#install.packages("imputeTS")
library(imputeTS)
## Warning: package 'imputeTS' was built under R version 4.3.3
## Registered S3 method overwritten by 'quantmod':
## method from
## as.zoo.data.frame zoo
library(readr)
## Warning: package 'readr' was built under R version 4.3.3
MEMBACA DATA
comp_data = read_csv("C:/Users/Mrs. Ira/Downloads/complete_data.csv")
## Rows: 3683 Columns: 2
## ── Column specification ────────────────────────────────────────────────────────
## Delimiter: ","
## dbl (1): rate
## dttm (1): ts
##
## ℹ Use `spec()` to retrieve the full column specification for this data.
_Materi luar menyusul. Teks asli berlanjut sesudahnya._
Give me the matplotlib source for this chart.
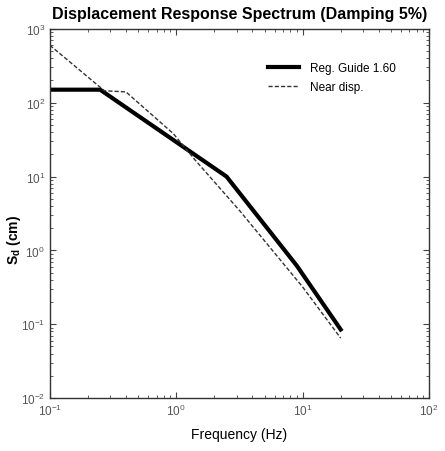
import matplotlib
matplotlib.use('Agg')
import matplotlib.pyplot as plt
import matplotlib.ticker as ticker

# Reg. Guide 1.60 design spectrum (corner points)
rg_freq = [0.1, 0.25, 2.5, 9.0, 20.0]
rg_sd = [150.0, 150.0, 10.0, 0.62, 0.085]

# near-fault displacement record spectrum
nd_freq = [0.1, 0.27, 0.40, 0.95, 1.4, 3.2, 10.0, 20.0]
nd_sd = [600.0, 145.0, 140.0, 38.0, 17.0, 3.4, 0.32, 0.065]

plt.rcParams['font.family'] = ['Liberation Sans', 'DejaVu Sans']

fig = plt.figure(figsize=(4.45, 4.52), dpi=100)
ax = fig.add_axes([0.112, 0.117, 0.852, 0.817])

ax.loglog(rg_freq, rg_sd, '-', color='black', linewidth=3.0, label='Reg. Guide 1.60')
ax.loglog(nd_freq, nd_sd, '--', color='#333333', linewidth=1.0,
          dashes=(3, 1.5), label='Near disp.')

ax.set_xlim(0.1, 100)
ax.set_ylim(0.01, 1000)

ax.xaxis.set_major_locator(ticker.LogLocator(base=10, numticks=10))
ax.yaxis.set_major_locator(ticker.LogLocator(base=10, numticks=10))
ax.xaxis.set_minor_locator(ticker.LogLocator(base=10, subs=range(2, 10), numticks=20))
ax.yaxis.set_minor_locator(ticker.LogLocator(base=10, subs=range(2, 10), numticks=20))
ax.tick_params(which='both', direction='in', top=True, right=True,
               labelsize=8.5, labelcolor='#555555', color='#444444')
ax.tick_params(which='major', length=4, width=0.8)
ax.tick_params(which='minor', length=2, width=0.6)
for s in ax.spines.values():
    s.set_linewidth(1.0)
    s.set_color('#333333')

ax.set_title('Displacement Response Spectrum (Damping 5%)',
             fontsize=11.5, fontweight='bold', pad=8)
ax.set_xlabel('Frequency (Hz)', fontsize=10, labelpad=6)
ax.set_ylabel(r'S$_\mathregular{d}$ (cm)', fontsize=10, fontweight='bold')
ax.yaxis.set_label_coords(-0.071, 0.43)

leg = ax.legend(loc='upper left', frameon=False, fontsize=8.5,
                handlelength=2.6, handletextpad=1.0, labelspacing=0.6,
                borderaxespad=0, borderpad=0, bbox_to_anchor=(0.575, 0.91))

fig.savefig('out.png', dpi=100)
## ℹ Specify the column types or set `show_col_types = FALSE` to quiet this message.
summary(comp_data)
## ts rate
## Min. :2020-02-01 00:00:00 Min. : 49.0
## 1st Qu.:2020-02-07 09:25:00 1st Qu.:103.0
## Median :2020-02-13 18:50:00 Median :150.0
## Mean :2020-02-13 18:50:00 Mean :143.2
## 3rd Qu.:2020-02-20 04:15:00 3rd Qu.:183.0
## Max. :2020-02-26 13:40:00 Max. :219.0
miss_data = read_csv("C:/Users/Mrs. Ira/Downloads/missing_data.csv")
## Rows: 3683 Columns: 2
## ── Column specification ────────────────────────────────────────────────────────
## Delimiter: ","
## dbl (1): rate
## dttm (1): ts
##
## ℹ Use `spec()` to retrieve the full column specification for this data.
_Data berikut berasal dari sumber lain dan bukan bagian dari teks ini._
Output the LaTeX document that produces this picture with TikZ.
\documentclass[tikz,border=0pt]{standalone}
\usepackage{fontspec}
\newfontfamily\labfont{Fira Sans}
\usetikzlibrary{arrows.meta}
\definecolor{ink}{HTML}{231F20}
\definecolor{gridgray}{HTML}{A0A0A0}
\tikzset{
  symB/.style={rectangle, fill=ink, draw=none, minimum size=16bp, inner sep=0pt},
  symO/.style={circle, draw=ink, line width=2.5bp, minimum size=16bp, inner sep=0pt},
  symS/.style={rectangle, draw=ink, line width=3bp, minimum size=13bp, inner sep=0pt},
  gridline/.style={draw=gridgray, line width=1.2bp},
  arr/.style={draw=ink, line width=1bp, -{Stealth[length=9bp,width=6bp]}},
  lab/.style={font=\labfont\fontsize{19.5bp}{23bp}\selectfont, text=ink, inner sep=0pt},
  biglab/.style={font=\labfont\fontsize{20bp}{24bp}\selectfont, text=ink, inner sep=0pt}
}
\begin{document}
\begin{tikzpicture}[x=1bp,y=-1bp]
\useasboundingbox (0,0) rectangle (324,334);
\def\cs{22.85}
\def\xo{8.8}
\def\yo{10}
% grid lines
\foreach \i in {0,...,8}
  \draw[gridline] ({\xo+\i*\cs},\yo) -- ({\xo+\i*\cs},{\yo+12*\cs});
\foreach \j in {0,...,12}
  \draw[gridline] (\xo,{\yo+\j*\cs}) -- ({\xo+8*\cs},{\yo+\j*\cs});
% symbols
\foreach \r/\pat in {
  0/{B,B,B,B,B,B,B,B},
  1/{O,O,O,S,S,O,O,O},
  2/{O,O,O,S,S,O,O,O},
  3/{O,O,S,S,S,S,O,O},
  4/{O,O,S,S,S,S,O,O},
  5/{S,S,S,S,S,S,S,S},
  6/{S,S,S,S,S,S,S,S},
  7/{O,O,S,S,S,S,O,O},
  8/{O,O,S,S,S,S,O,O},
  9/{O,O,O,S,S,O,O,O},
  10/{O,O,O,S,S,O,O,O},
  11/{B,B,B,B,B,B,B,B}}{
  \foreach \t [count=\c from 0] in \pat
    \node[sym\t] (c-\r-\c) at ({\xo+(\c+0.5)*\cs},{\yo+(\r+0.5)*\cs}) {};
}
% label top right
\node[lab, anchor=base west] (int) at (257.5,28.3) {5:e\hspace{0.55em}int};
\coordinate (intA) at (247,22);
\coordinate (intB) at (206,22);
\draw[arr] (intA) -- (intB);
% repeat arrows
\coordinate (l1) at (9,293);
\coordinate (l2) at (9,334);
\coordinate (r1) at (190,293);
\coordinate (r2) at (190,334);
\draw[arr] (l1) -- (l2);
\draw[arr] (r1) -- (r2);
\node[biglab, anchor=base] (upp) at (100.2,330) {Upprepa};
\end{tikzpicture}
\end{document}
## ℹ Specify the column types or set `show_col_types = FALSE` to quiet this message.
summary(miss_data)
## ts rate
## Min. :2020-02-01 00:00:00 Min. : 49.0
## 1st Qu.:2020-02-07 09:25:00 1st Qu.:103.0
## Median :2020-02-13 18:50:00 Median :150.0
## Mean :2020-02-13 18:50:00 Mean :143.1
## 3rd Qu.:2020-02-20 04:15:00 3rd Qu.:183.0
## Max. :2020-02-26 13:40:00 Max. :219.0
## NA's :64
Calculate Missing Values: Determine the number and percentage of missing values in the dataset.
persentase_na = function(data, kolom, nama_data){
kolomdata = data[[kolom]]
x = sum(is.na(kolomdata))
y = length(kolomdata)
persen = (x/y)*100
jum_na = paste0("Jumlah Missing Value pada kolom '", kolom, "' di '", nama_data, "'adalah ", x, ".")
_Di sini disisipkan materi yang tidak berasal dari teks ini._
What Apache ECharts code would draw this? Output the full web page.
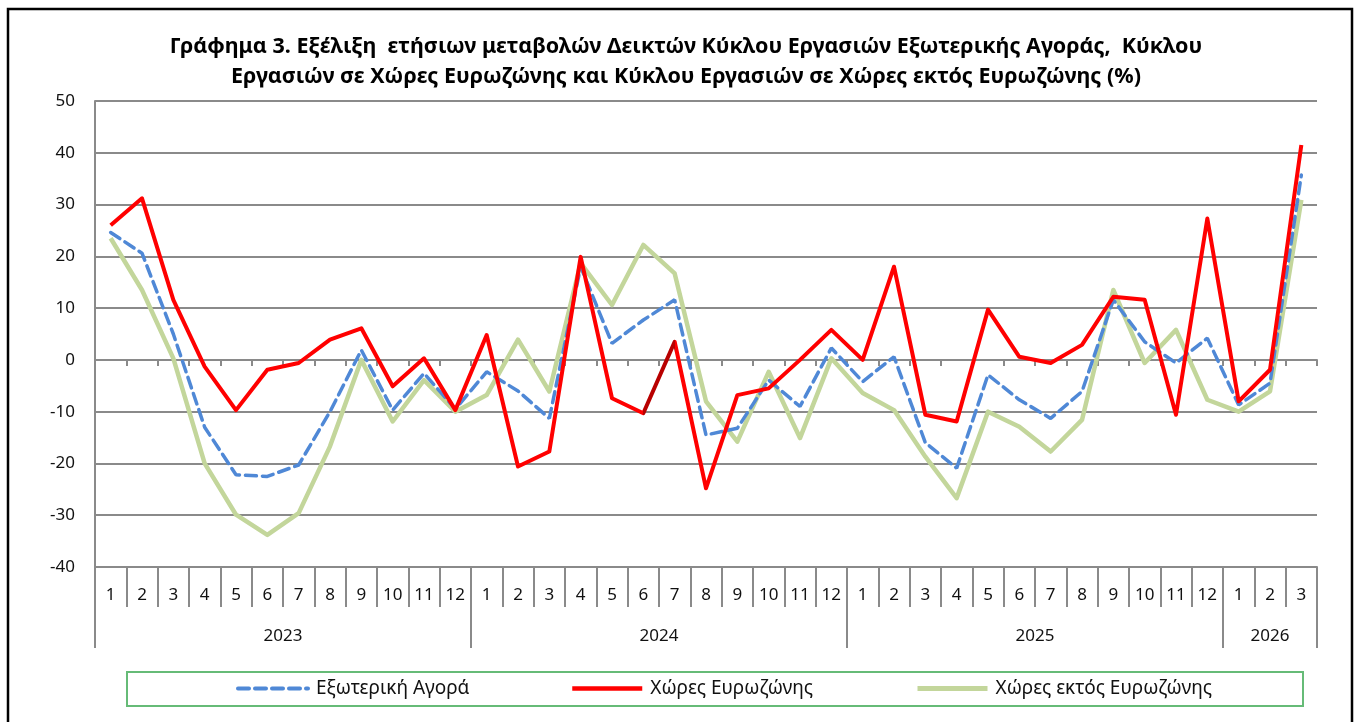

has_pers = paste0("Persentase Missing Value pada kolom '", kolom, "' di '", nama_data, "'adalah ", round(persen,2), "%.")
return(list(jumlah_na = jum_na, persentase = has_pers))
}
persentase_na(comp_data, "rate", "comp_data")
## $jumlah_na
## [1] "Jumlah Missing Value pada kolom 'rate' di 'comp_data'adalah 0."
##
## $persentase
## [1] "Persentase Missing Value pada kolom 'rate' di 'comp_data'adalah 0%."
persentase_na(miss_data, "rate", "miss_data")
## $jumlah_na
## [1] "Jumlah Missing Value pada kolom 'rate' di 'miss_data'adalah 64."
##
## $persentase
## [1] "Persentase Missing Value pada kolom 'rate' di 'miss_data'adalah 1.74%."
Visualize Missing Value Distribution: Create visualizations to show the distribution and pattern of missing values across the time series.
Data Complete (tidak terdapat missing values)
ggplot_na_distribution(comp_data$rate)
#dapat dilihat bahwa tidak terdapat data yang kosong
Data Missing
ggplot_na_distribution(miss_data$rate)
Perform Missing Value Imputation: Apply all available imputation methods
Data Missing
#dengan metode imputasi: interpolasi linear
miss_lin = na_interpolation(miss_data$rate, option = "linear")
ggplot_na_imputations(miss_data$rate, miss_lin)
#dengan metode imputasi: interpolasi spline
miss_spline = na_interpolation(miss_data$rate, option = "spline")
ggplot_na_imputations(miss_data$rate, miss_spline)
#dengan metode imputasi: interpolasi stine
miss_stine = na_interpolation(miss_data$rate, option = "stine")
ggplot_na_imputations(miss_data$rate, miss_stine)
#dengan mean
miss_mean = na_mean(miss_data$rate)
ggplot_na_imputations(miss_data$rate, miss_mean)
#dengan nilai random
miss_ran = na_random(miss_data$rate)
ggplot_na_imputations(miss_data$rate, miss_ran)
#dengan nilai terakhir
miss_locf = na_locf(miss_data$rate)
ggplot_na_imputations(miss_data$rate, miss_locf)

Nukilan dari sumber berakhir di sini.